What I mean by that is: use different toys in bed, experiment with clothes for ourselves/each other, lean harder into one type of expression for a while... Just go with the flow really and enjoy it for what it is.
Most importantly: We can be open with each other about it.
Thanks for the insight. I'm aware that bisexuals aren't more prone to cheating since I'm bisexual and monogamous myself, but the majority of straight and gay people I talk to have this assumption that all bisexuals experience the bicycle and they avoid bisexual partners for that reason. Physical attraction is the most significant part of sexuality to me (if I'm emotionally but not physically attracted, that person would just be a friend) so the bicycle stereotype of switching attraction between masculine and feminine physiques would imply that I will lose attraction to a partner completely on a scheduled basis. Therefore, I try to challenge the stereotype whenever I see it. But I understand now that the bicycle won't cause problems if the person is most attracted to personality or if the partner's appearance is fluid.
But I understand now that the bicycle won't cause problems if the person is most attracted to personality or if the partner's appearance is fluid.
I don't think it's as set in stone as that, but I understand where you're coming from. Even in straight relationships attraction will ebb and flow, I think that's quite natural for any type of relationship as it progresses and you experience various events in life. Illness, new ideas about looks, aging etc.
I think we need to challenge ourselves a bit on attraction and what it means to us and why. I wouldn't lose attraction to my partner as they age either or if they got severely ill. No one is static neither in looks nor insights.

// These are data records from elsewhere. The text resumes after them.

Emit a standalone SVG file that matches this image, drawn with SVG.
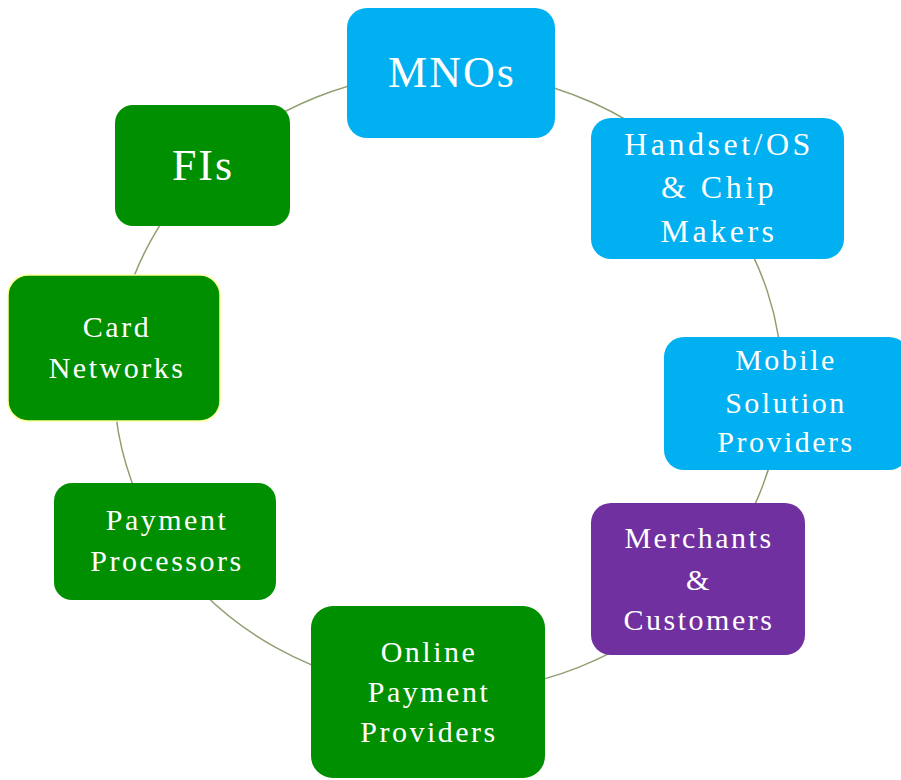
<svg xmlns="http://www.w3.org/2000/svg" width="901" height="780" viewBox="0 0 901 780">
<style>
.c{fill:none;stroke:#8fa070;stroke-width:1.5}
.blue{fill:#00b0f0}
.green{fill:#008f00}
.purple{fill:#7030a0}
text{font-family:"Liberation Serif","DejaVu Serif",serif;fill:#ffffff;text-anchor:middle;font-size:30px;letter-spacing:2.5px}
.big{font-size:44px;letter-spacing:2px}
.hs{font-size:32px;letter-spacing:3.5px}
</style>
<rect width="901" height="780" fill="#ffffff"/>
<g id="connectors">
<path class="c" d="M205.8,168.7 A334,310 0 0 1 448,72"/>
<path class="c" d="M448,72 A334,310 0 0 1 711.5,191.6"/>
<path class="c" d="M711.5,191.6 A334,310 0 0 1 781.2,403.1"/>
<path class="c" d="M781.2,403.1 A334,310 0 0 1 701.6,583.8"/>
<path class="c" d="M701.6,583.8 A334,310 0 0 1 428.3,691.4"/>
<path class="c" d="M428.3,691.4 A334,310 0 0 1 162.4,542.6"/>
<path class="c" d="M162.4,542.6 A334,310 0 0 1 116,347.6"/>
<path class="c" d="M116,347.6 A334,310 0 0 1 205.8,168.7"/>
</g>
<g id="mnos">
<rect class="blue" x="347" y="8" width="208" height="130" rx="20"/>
<text class="big" x="452" y="87">MNOs</text>
</g>
<g id="handset">
<rect class="blue" x="591" y="118" width="253" height="141" rx="20"/>
<text class="hs" x="719" y="155">Handset/OS</text>
<text class="hs" x="719" y="198">&amp; Chip</text>
<text class="hs" x="719" y="242">Makers</text>
</g>
<g id="mobile">
<rect class="blue" x="664" y="337" width="245" height="133" rx="20"/>
<text x="786" y="370">Mobile</text>
<text x="786" y="413">Solution</text>
<text x="786" y="452">Providers</text>
</g>
<g id="merchants">
<rect class="purple" x="591" y="503" width="214" height="152" rx="20"/>
<text x="699" y="548">Merchants</text>
<text x="699" y="590">&amp;</text>
<text x="699" y="630">Customers</text>
</g>
<g id="online">
<rect class="green" x="311" y="606" width="234" height="172" rx="22"/>
<text x="429" y="662">Online</text>
<text x="429" y="702">Payment</text>
<text x="429" y="742">Providers</text>
</g>
<g id="processors">
<rect class="green" x="54" y="483" width="222" height="117" rx="18"/>
<text x="167" y="530">Payment</text>
<text x="167" y="571">Processors</text>
</g>
<g id="card">
<rect class="green" x="8" y="275" width="212" height="146" rx="20" stroke="#ffff99" stroke-width="1.5"/>
<text x="117" y="337">Card</text>
<text x="117" y="378">Networks</text>
</g>
<g id="fis">
<rect class="green" x="115" y="105" width="175" height="121" rx="18"/>
<text class="big" x="203" y="180">FIs</text>
</g>
</svg>
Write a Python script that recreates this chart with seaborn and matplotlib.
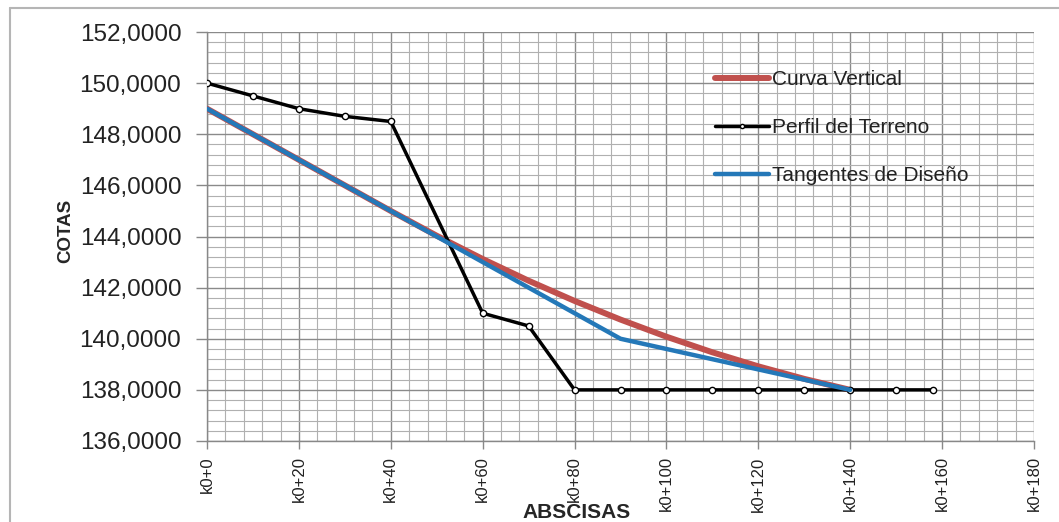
import matplotlib
matplotlib.use("Agg")
import matplotlib.pyplot as plt
import seaborn as sns
import pandas as pd
from matplotlib.ticker import FuncFormatter, MultipleLocator
from matplotlib.lines import Line2D

# ---- data ----
terreno_x = [0, 10, 20, 30, 40, 60, 70, 80, 90, 100, 110, 120, 130, 140, 150, 158]
terreno_y = [150.0, 149.5, 149.0, 148.7, 148.5, 141.0, 140.5, 138.0, 138.0, 138.0,
             138.0, 138.0, 138.0, 138.0, 138.0, 138.0]
curva_x = [0, 10, 20, 30, 40, 50, 60, 70, 80, 90, 100, 110, 120, 130, 140]
curva_y = [149.0, 148.0, 147.0, 146.0, 145.0, 144.03, 143.12, 142.27, 141.48,
           140.75, 140.08, 139.47, 138.92, 138.43, 138.0]
tang_x = [0, 90, 140]
tang_y = [149.0, 140.0, 138.0]
x_ticks = [0, 20, 40, 60, 80, 100, 120, 140, 160, 180]
x_labels = ["k0+0", "k0+20", "k0+40", "k0+60", "k0+80", "k0+100", "k0+120",
            "k0+140", "k0+160", "k0+180"]
y_ticks = [136, 138, 140, 142, 144, 146, 148, 150, 152]
series_names = ["Curva Vertical", "Perfil del Terreno", "Tangentes de Diseño"]
colors = ["#C0504D", "#000000", "#2478B8"]

sns.set_theme(style="white")
plt.rcParams["font.family"] = ["Liberation Sans", "DejaVu Sans"]

W, H = 1059, 522
fig = plt.figure(figsize=(W / 100, H / 100), dpi=100)
L, R, T, B = 207, 1034, 32, 441
ax = fig.add_axes([L / W, 1 - B / H, (R - L) / W, (B - T) / H])

df_c = pd.DataFrame({"x": curva_x, "y": curva_y})
df_t = pd.DataFrame({"x": terreno_x, "y": terreno_y})
df_g = pd.DataFrame({"x": tang_x, "y": tang_y})

sns.lineplot(data=df_c, x="x", y="y", ax=ax, color=colors[0], linewidth=4.3,
             sort=False, zorder=3)
sns.lineplot(data=df_t, x="x", y="y", ax=ax, color=colors[1], linewidth=2.5,
             marker="o", markersize=4.5, markerfacecolor="white",
             markeredgecolor="black", markeredgewidth=1.0, sort=False, zorder=4)
sns.lineplot(data=df_g, x="x", y="y", ax=ax, color=colors[2], linewidth=3.2,
             sort=False, zorder=5)

ax.set_xlim(0, 180)
ax.set_ylim(136, 152)
ax.set_xticks(x_ticks)
ax.set_xticklabels(x_labels, rotation=90, fontsize=12, color="#222222")
ax.set_yticks(y_ticks)
ax.yaxis.set_major_formatter(FuncFormatter(lambda v, p: f"{v:.4f}".replace(".", ",")))
ax.xaxis.set_minor_locator(MultipleLocator(4))
ax.yaxis.set_minor_locator(MultipleLocator(0.4))
ax.tick_params(axis="y", labelsize=17.5, labelcolor="#222222", length=8,
               color="#888888", width=1, pad=10.5, which="major", left=True)
ax.tick_params(axis="x", length=6, color="#888888", width=1, pad=5,
               which="major", bottom=True)
ax.tick_params(which="minor", length=0)
ax.grid(True, which="major", color="#8a8a8a", linewidth=1.0, zorder=0)
ax.grid(True, which="minor", color="#b0b0b0", linewidth=0.8, zorder=0)
ax.set_axisbelow(True)
for s in ["top", "right"]:
    ax.spines[s].set_visible(False)
for s in ["left", "bottom"]:
    ax.spines[s].set_color("#888888")
    ax.spines[s].set_linewidth(1.0)

ax.set_xlabel("ABSCISAS", fontsize=15, fontweight="bold")
ax.xaxis.set_label_coords((577 - L) / (R - L), (B - 503) / (B - T))
ax.set_ylabel("COTAS", fontsize=13.5, fontweight="bold")
ax.yaxis.set_label_coords((74 - L) / (R - L), (B - 231) / (B - T))

handles = [
    Line2D([], [], color=colors[0], linewidth=4.3),
    Line2D([0, 1, 2], [0, 0, 0], color=colors[1], linewidth=2.5, marker="o",
           markersize=3, markerfacecolor="white", markeredgecolor="black",
           markevery=[1]),
    Line2D([], [], color=colors[2], linewidth=3.2),
]
leg = ax.legend(handles, series_names, loc="upper left",
                bbox_to_anchor=((715 - L) / (R - L), (B - 70) / (B - T)),
                frameon=False, fontsize=15, handlelength=2.6, handletextpad=0.15,
                labelspacing=1.4, borderpad=0, borderaxespad=0)
for t in leg.get_texts():
    t.set_color("#222222")

# outer chart border (left and top)
fig.add_artist(Line2D([10 / W, 10 / W], [0, 1 - 8 / H], color="#b5b5b5", linewidth=1.5))
fig.add_artist(Line2D([10 / W, 1], [1 - 8 / H, 1 - 8 / H], color="#b5b5b5", linewidth=1.5))

fig.savefig("out.png", dpi=100)
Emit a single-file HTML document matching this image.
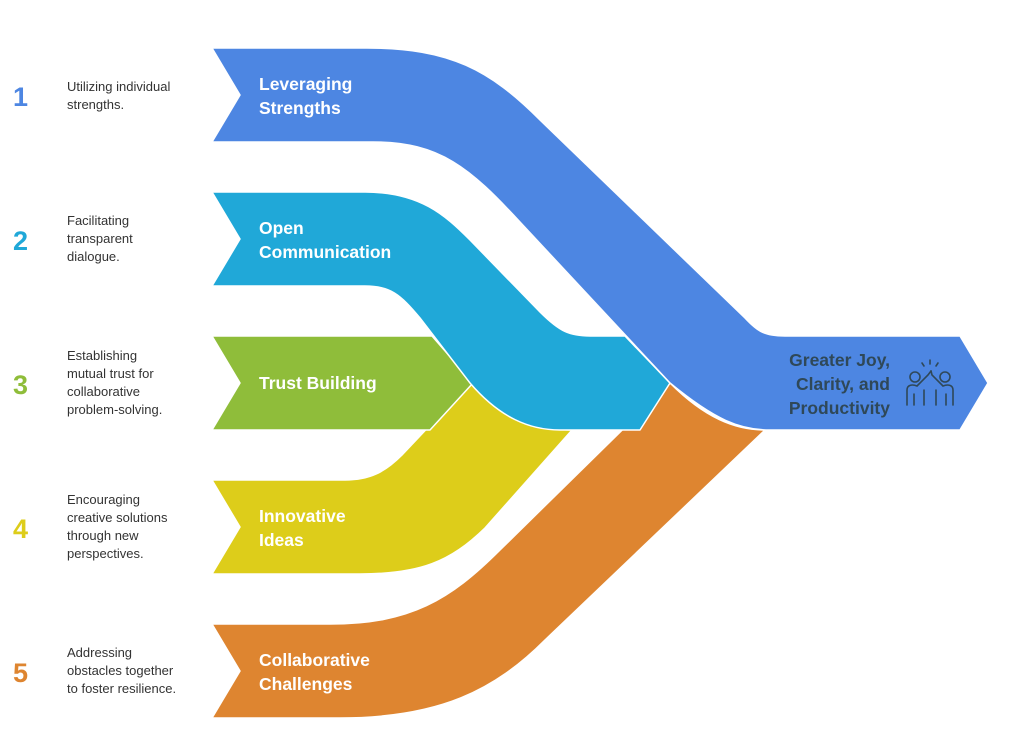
<!DOCTYPE html>
<html><head><meta charset="utf-8"><style>
body{margin:0;background:#fff;width:1010px;height:750px;overflow:hidden;font-family:"Liberation Sans",sans-serif}
</style></head><body>
<svg width="1010" height="750" viewBox="0 0 1010 750" xmlns="http://www.w3.org/2000/svg" font-family="Liberation Sans, sans-serif">
<g stroke="#fff" stroke-width="1.5" stroke-linejoin="round">
<path fill="#DE8530" d="M212,624 L330,624 C410,624 450,600 500,550 L670,383 C705,418 735,430 765,430 L545,640 C495,690 440,718 340,718 L212,718 L240,671 Z"/>
<path fill="#DDCD1A" d="M212,480 L345,480 C370,480 385,472 402,455 L470,383 C505,415 535,430 572,430 L485,528 C450,562 420,574 360,574 L212,574 L240,527 Z"/>
<path fill="#8FBD3A" d="M212,336 L432,336 L473,383 L430,430 L212,430 L240,383 Z"/>
<path fill="#20A8D8" d="M212,192 L365,192 C420,192 445,215 470,240 L540,312 C560,332 570,336 590,336 L625,336 L670,383 L640,430 L560,430 C530,430 500,418 470,383 L420,318 C400,294 390,286 365,286 L212,286 L240,239 Z"/>
<path fill="#4D86E2" d="M212,48 L367,48 C450,48 490,70 540,120 L745,318 C758,332 765,336 785,336 L960,336 L988,383 L960,430 L770,430 C740,430 715,420 670,383 L520,222 C470,168 440,142 373,142 L212,142 L240,95 Z"/>
</g>
<g fill="#fff" font-weight="bold" font-size="17.5">
<text x="259" y="90">Leveraging</text><text x="259" y="114">Strengths</text>
<text x="259" y="234">Open</text><text x="259" y="258">Communication</text>
<text x="259" y="389">Trust Building</text>
<text x="259" y="522">Innovative</text><text x="259" y="546">Ideas</text>
<text x="259" y="666">Collaborative</text><text x="259" y="690">Challenges</text>
</g>
<g fill="#2F4858" font-weight="bold" font-size="17.5" text-anchor="end">
<text x="890" y="366">Greater Joy,</text><text x="890" y="390">Clarity, and</text><text x="890" y="414">Productivity</text>
</g>
<g stroke="#2F4858" stroke-width="1.6" fill="none" stroke-linecap="round">
<circle cx="915" cy="377" r="5"/><circle cx="945" cy="377" r="5"/>
<path d="M907,405 L907,390 C907,385 912,384 917,386 L928,375 L931,371"/>
<path d="M953,405 L953,390 C953,385 948,384 943,386 L932,375 L931,371"/>
<path d="M914,405 L914,394 M946,405 L946,394 M924,405 L924,390 M936,405 L936,390"/>
<path d="M930,360 L930,364 M922,363 L924,366 M938,363 L936,366"/>
</g>
<g font-weight="bold" font-size="27">
<text x="13" y="106" fill="#4D86E2">1</text>
<text x="13" y="250" fill="#20A8D8">2</text>
<text x="13" y="394" fill="#8FBD3A">3</text>
<text x="13" y="538" fill="#DDCD1A">4</text>
<text x="13" y="682" fill="#DE8530">5</text>
</g>
<g fill="#333" font-size="13">
<text x="67" y="91">Utilizing individual</text><text x="67" y="109">strengths.</text>
<text x="67" y="225">Facilitating</text><text x="67" y="243">transparent</text><text x="67" y="261">dialogue.</text>
<text x="67" y="360">Establishing</text><text x="67" y="378">mutual trust for</text><text x="67" y="396">collaborative</text><text x="67" y="414">problem-solving.</text>
<text x="67" y="504">Encouraging</text><text x="67" y="522">creative solutions</text><text x="67" y="540">through new</text><text x="67" y="558">perspectives.</text>
<text x="67" y="657">Addressing</text><text x="67" y="675">obstacles together</text><text x="67" y="693">to foster resilience.</text>
</g>
</svg>
</body></html>
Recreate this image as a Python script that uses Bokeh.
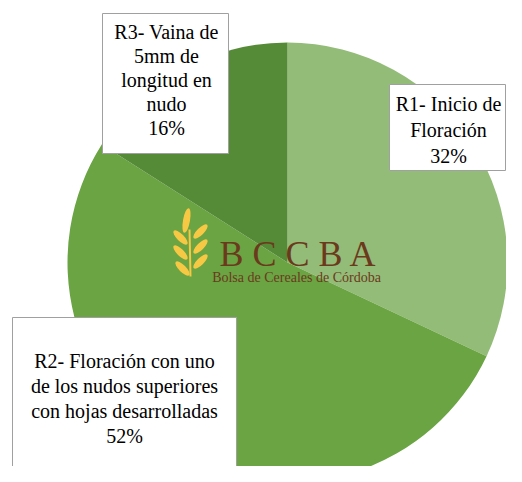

Admitting that sexuality is mostly based on physical attraction tends to get judged as shallow, but it's true for most people, me included. That doesn't mean personality, values and shared experiences don't play a role. I wouldn't abandon someone for something out of their control like aging or illness, but knowingly changing their appearance for the worse with overeating, bad hygiene or ugly cosmetic surgeries would be a dealbreaker. And I wouldn't stick around with a hot person with a shitty personality.
In general it doesn't interfere with my relationships as it tends to happen more when I notice my flirting interests changing (so either harmless flirting while in a relationship or while single, I'll notice that I'm not at all interested in a certain gender for a few months).